DIRECTIONS: Word for word, copy all the data and drop the pictures.

STORED DATA:

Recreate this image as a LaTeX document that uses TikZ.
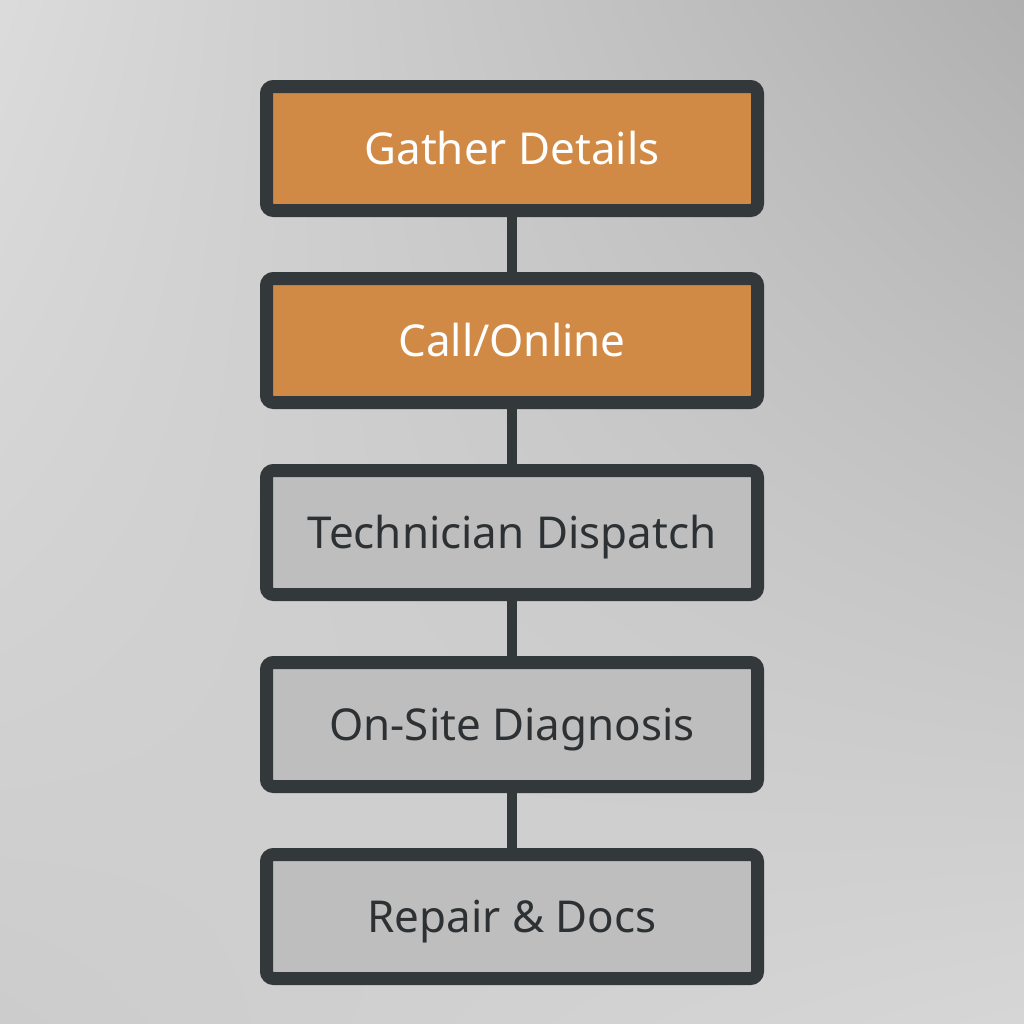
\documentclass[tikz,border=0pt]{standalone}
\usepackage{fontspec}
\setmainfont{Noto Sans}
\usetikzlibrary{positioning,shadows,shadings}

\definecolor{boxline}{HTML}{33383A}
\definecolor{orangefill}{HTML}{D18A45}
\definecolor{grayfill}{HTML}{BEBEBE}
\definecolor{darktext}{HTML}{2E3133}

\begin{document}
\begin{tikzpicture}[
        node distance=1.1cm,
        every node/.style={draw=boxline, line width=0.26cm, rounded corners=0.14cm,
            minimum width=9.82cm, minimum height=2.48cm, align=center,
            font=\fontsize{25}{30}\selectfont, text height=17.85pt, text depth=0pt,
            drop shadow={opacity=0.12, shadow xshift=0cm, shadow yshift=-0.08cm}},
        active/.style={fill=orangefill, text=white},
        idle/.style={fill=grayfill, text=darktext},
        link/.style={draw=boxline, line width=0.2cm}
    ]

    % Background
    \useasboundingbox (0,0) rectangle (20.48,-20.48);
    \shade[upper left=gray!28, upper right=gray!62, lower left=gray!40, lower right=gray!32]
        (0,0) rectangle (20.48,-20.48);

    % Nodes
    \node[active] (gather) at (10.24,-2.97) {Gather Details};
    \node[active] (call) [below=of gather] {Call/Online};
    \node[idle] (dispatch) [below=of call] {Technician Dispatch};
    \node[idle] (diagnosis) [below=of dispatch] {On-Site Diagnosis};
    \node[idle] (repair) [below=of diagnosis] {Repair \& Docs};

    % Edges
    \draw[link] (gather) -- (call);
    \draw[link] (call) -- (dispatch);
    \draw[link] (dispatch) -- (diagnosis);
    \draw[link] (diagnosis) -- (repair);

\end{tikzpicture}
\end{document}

WRITTEN ANSWER:
Recreate this image as a LaTeX document that uses TikZ.
\documentclass[tikz,border=0pt]{standalone}
\usepackage{fontspec}
\setmainfont{Noto Sans}
\usetikzlibrary{positioning,shadows,shadings}

\definecolor{boxline}{HTML}{33383A}
\definecolor{orangefill}{HTML}{D18A45}
\definecolor{grayfill}{HTML}{BEBEBE}
\definecolor{darktext}{HTML}{2E3133}

\begin{document}
\begin{tikzpicture}[
        node distance=1.1cm,
        every node/.style={draw=boxline, line width=0.26cm, rounded corners=0.14cm,
            minimum width=9.82cm, minimum height=2.48cm, align=center,
            font=\fontsize{25}{30}\selectfont, text height=17.85pt, text depth=0pt,
            drop shadow={opacity=0.12, shadow xshift=0cm, shadow yshift=-0.08cm}},
        active/.style={fill=orangefill, text=white},
        idle/.style={fill=grayfill, text=darktext},
        link/.style={draw=boxline, line width=0.2cm}
    ]

    % Background
    \useasboundingbox (0,0) rectangle (20.48,-20.48);
    \shade[upper left=gray!28, upper right=gray!62, lower left=gray!40, lower right=gray!32]
        (0,0) rectangle (20.48,-20.48);

    % Nodes
    \node[active] (gather) at (10.24,-2.97) {Gather Details};
    \node[active] (call) [below=of gather] {Call/Online};
    \node[idle] (dispatch) [below=of call] {Technician Dispatch};
    \node[idle] (diagnosis) [below=of dispatch] {On-Site Diagnosis};
    \node[idle] (repair) [below=of diagnosis] {Repair \& Docs};

    % Edges
    \draw[link] (gather) -- (call);
    \draw[link] (call) -- (dispatch);
    \draw[link] (dispatch) -- (diagnosis);
    \draw[link] (diagnosis) -- (repair);

\end{tikzpicture}
\end{document}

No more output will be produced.